The development of a simulacrum focused on Dickens’s works can be seen as a logical extension of the discourse on literary tourism in the popular press of the late nineteenth and early twentieth centuries. When visiting Dickens World, tourists of today view a “fake” city designed to imitate a London that had, after all, always been a kind of fiction. “Faux worlds,” journalist Dea Birkett notes, “are always cleaner, happier and more ordered places that the gritty, flawed world we actually inhabit” (25). Such “worlds” have always been the product of literary tourism, which reconstructs landscape imaginatively in idealized terms. The tourist industry focused on the works of Charles Dickens, including Dickens World, promises a reference back to “reality” in the same way that Dickens’s realism promised an understanding of the urban environment.  Yet the effect was a layering of fictional narratives on the material facts of urban life. In fact, Dickens World is situated in an area which had long been associated with Dickens tourism in the Rochester-Chatham vicinity. Gad’s Hill Place, which will be opened as a Dickens visitor center in 2012, is just five miles away, and the theme park itself is built near the site of the Royal Dockyards where Dickens’s father worked as a clerk. Dickens World thus acts as a literalization of a longstanding imaginative practice among Dickens enthusiasts, which involved superimposing narrative upon narrative as a way of understanding and interpreting an increasingly fragmented urban landscape.

Works Cited

Allbut, Robert. Rambles in Dickens’ Land. 1886. Reprint, New York: Truslove, Hanson and Comba, 1899.

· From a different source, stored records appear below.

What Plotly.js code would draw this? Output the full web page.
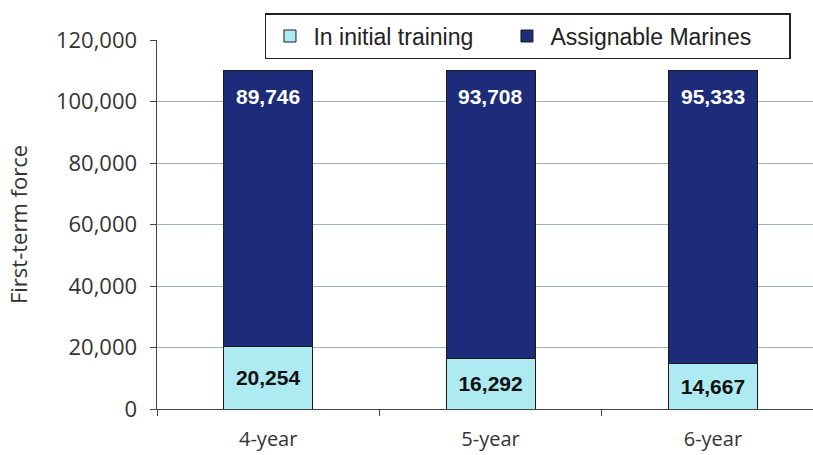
<!DOCTYPE html>
<html><head><meta charset="utf-8">
<script src="https://cdn.plot.ly/plotly-3.0.1.min.js"></script>
<style>html,body{margin:0;padding:0;background:#fff;}#chart{width:813px;height:455px;}</style>
</head><body><div id="chart"></div>
<script>
const categories = ['4-year', '5-year', '6-year'];
const inTraining = [20254, 16292, 14667];
const assignable = [89746, 93708, 95333];
const yTicks = [0, 20000, 40000, 60000, 80000, 100000, 120000];

const fmt = v => v.toLocaleString('en-US');
const totals = categories.map((c, i) => inTraining[i] + assignable[i]);

const traces = [
  {
    type: 'bar', name: 'In initial training', x: categories, y: inTraining,
    marker: {color: '#aeeaf2', line: {color: '#1a1a1a', width: 1}},
    width: 0.4, legendwidth: 185,
    text: inTraining.map(fmt), textposition: 'inside', insidetextanchor: 'middle',
    textfont: {family: 'Liberation Sans, Arial', size: 21, color: '#111', weight: 'bold'},
    hoverinfo: 'skip'
  },
  {
    type: 'bar', name: 'Assignable Marines', x: categories, y: assignable,
    marker: {color: '#1c2c7a', line: {color: '#1a1a1a', width: 1}},
    width: 0.4, legendwidth: 234, hoverinfo: 'skip'
  }
];

const annotations = categories.map((c, i) => ({
  x: c, y: totals[i], xref: 'x', yref: 'y', yanchor: 'top', yshift: -12,
  text: '<b>' + fmt(assignable[i]) + '</b>', showarrow: false,
  font: {family: 'Liberation Sans, Arial', size: 21, color: '#ffffff'}
}));

const axisFont = 'Open Sans, Lato, sans-serif';

const layout = {
  width: 813, height: 455,
  margin: {l: 157, r: 0, t: 40, b: 46},
  paper_bgcolor: '#fff', plot_bgcolor: '#fff',
  barmode: 'stack',
  font: {family: axisFont, color: '#333'},
  showlegend: true,
  legend: {
    orientation: 'h', x: 0.1646, xanchor: 'left', y: 1.073, yanchor: 'top',
    bgcolor: '#fff', bordercolor: '#222', borderwidth: 1.5,
    font: {family: 'Liberation Sans, Arial', size: 23, color: '#222'},
    traceorder: 'normal', itemwidth: 37
  },
  xaxis: {
    type: 'category', range: [-0.5, 2.45],
    showline: true, linecolor: '#444', linewidth: 1,
    ticks: 'outside', tickson: 'boundaries', ticklen: 6, tickcolor: '#444',
    showgrid: false, ticklabelstandoff: 12,
    tickfont: {family: axisFont, size: 20, color: '#333'}
  },
  yaxis: {
    range: [0, 120000], tickvals: yTicks, ticktext: yTicks.map(fmt),
    showline: true, linecolor: '#444', linewidth: 1.5,
    ticks: 'outside', ticklen: 6, tickcolor: '#444', ticklabelstandoff: 8,
    showgrid: true, gridcolor: '#9fb0bf', gridwidth: 1, zeroline: false,
    tickfont: {family: axisFont, size: 22, color: '#333'},
    title: {text: 'First-term force', standoff: 22,
      font: {family: axisFont, size: 22, color: '#333'}}
  },
  annotations: annotations
};

Plotly.newPlot('chart', traces, layout, {displayModeBar: false, staticPlot: true});
</script></body></html>
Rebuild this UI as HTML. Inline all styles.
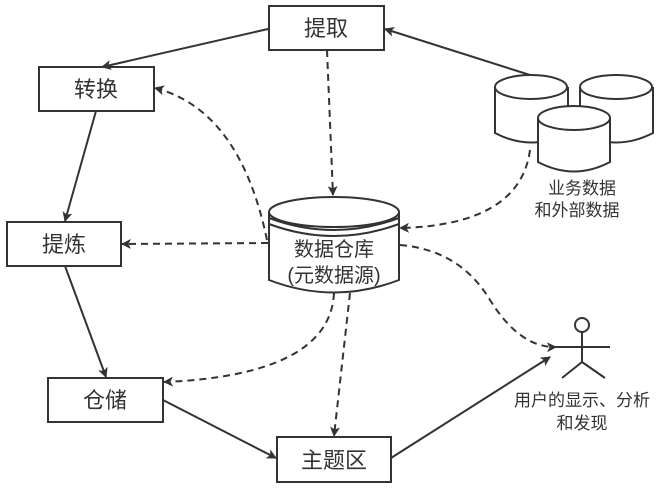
<!DOCTYPE html>
<html><head><meta charset="utf-8"><style>
html,body{margin:0;padding:0;background:#fff;}
svg{display:block;}
text{font-family:"Liberation Sans","Noto Sans CJK SC",sans-serif;fill:#333;}
</style></head><body>
<svg width="665" height="490" viewBox="0 0 665 490" xmlns="http://www.w3.org/2000/svg">
<defs>
<marker id="a" markerWidth="10" markerHeight="10" refX="9" refY="5" orient="auto" markerUnits="userSpaceOnUse">
<path d="M0,0 L10,5 L0,10 L2.5,5 Z" fill="#333"/></marker>
</defs>
<g stroke="#333" stroke-width="2" fill="#fff">
<rect x="269" y="6" width="115" height="44"/>
<rect x="39" y="67" width="115" height="44"/>
<rect x="7" y="222" width="114" height="44"/>
<rect x="48" y="378" width="115" height="44"/>
<rect x="277" y="437" width="114" height="45"/>
<path d="M269,212 L269,280 Q334,305 399,280 L399,212"/>
<ellipse cx="334" cy="212" rx="65" ry="15"/>
<path d="M269,218 Q334,242 399,218" fill="none"/>
<path d="M269,224 Q334,248 399,224" fill="none"/>
<path d="M495,87 L495,133 Q531,152 568,133 L568,87"/>
<ellipse cx="531" cy="87" rx="36" ry="12"/>
<path d="M580,87 L580,133 Q616,152 653,133 L653,87"/>
<ellipse cx="616" cy="87" rx="36" ry="12"/>
<path d="M538,118 L538,162 Q574,181 610,162 L610,118"/>
<ellipse cx="574" cy="118" rx="36" ry="12"/>
<circle cx="582" cy="325" r="7" fill="#fff"/>
<path d="M582,332 L582,362 M555,347 L610,347 M582,362 L562,378 M582,362 L605,378" fill="none"/>
</g>
<g stroke="#333" stroke-width="2" fill="none">
<path d="M268,29 L102,67" marker-end="url(#a)"/>
<path d="M530,75 L385,29" marker-end="url(#a)"/>
<path d="M96,111 L65,221" marker-end="url(#a)"/>
<path d="M65,266 L106,377" marker-end="url(#a)"/>
<path d="M163,400 L276,458" marker-end="url(#a)"/>
<path d="M391,458 L550,357" marker-end="url(#a)"/>
</g>
<g stroke="#333" stroke-width="2" fill="none" stroke-dasharray="7,5">
<path d="M327,50 L333,195" marker-end="url(#a)"/>
<path d="M267,240 Q240,110 155,88" marker-end="url(#a)"/>
<path d="M268,243 L122,244" marker-end="url(#a)"/>
<path d="M334,293 Q330,375 164,382" marker-end="url(#a)"/>
<path d="M350,293 L334,436" marker-end="url(#a)"/>
<path d="M530,150 Q520,225 400,228" marker-end="url(#a)"/>
<path d="M400,245 Q460,250 490,300 Q520,348 556,347" marker-end="url(#a)"/>
</g>
<g font-size="22" text-anchor="middle">
<text x="326" y="36">提取</text>
<text x="96" y="97">转换</text>
<text x="64" y="252">提炼</text>
<text x="105" y="408">仓储</text>
<text x="334" y="468">主题区</text>
</g>
<g font-size="20" text-anchor="middle">
<text x="334" y="256">数据仓库</text>
<text x="334" y="282">(元数据源)</text>
</g>
<g font-size="17" text-anchor="middle">
<text x="582" y="194">业务数据</text>
<text x="577" y="216">和外部数据</text>
<text x="582" y="406">用户的显示、分析</text>
<text x="582" y="429">和发现</text>
</g>
</svg>
</body></html>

Ashby-Sterry, J. “Charles Dickens and Southwark.” English Illustrated Magazine 62 (November 1888): 105-15.
Birkett, Dea. “Fake Snow and Faux Fun.” New Statesman 136 (December 17-January 3, 2008): 25.
Dickens, Charles, III. “Relics of Dickens’ London.” Munsey’s Magazine 27.6 (September 1902): 833-42.
Hughes, William. A Week’s Tramp in Dickens-land; Together with Personal Reminiscences of the “Inimitable Boz” Therein Collected. London: Chapman and Hall, 1893.
Miltoun, Francis. Dickens’ London. Boston: Page, 1903.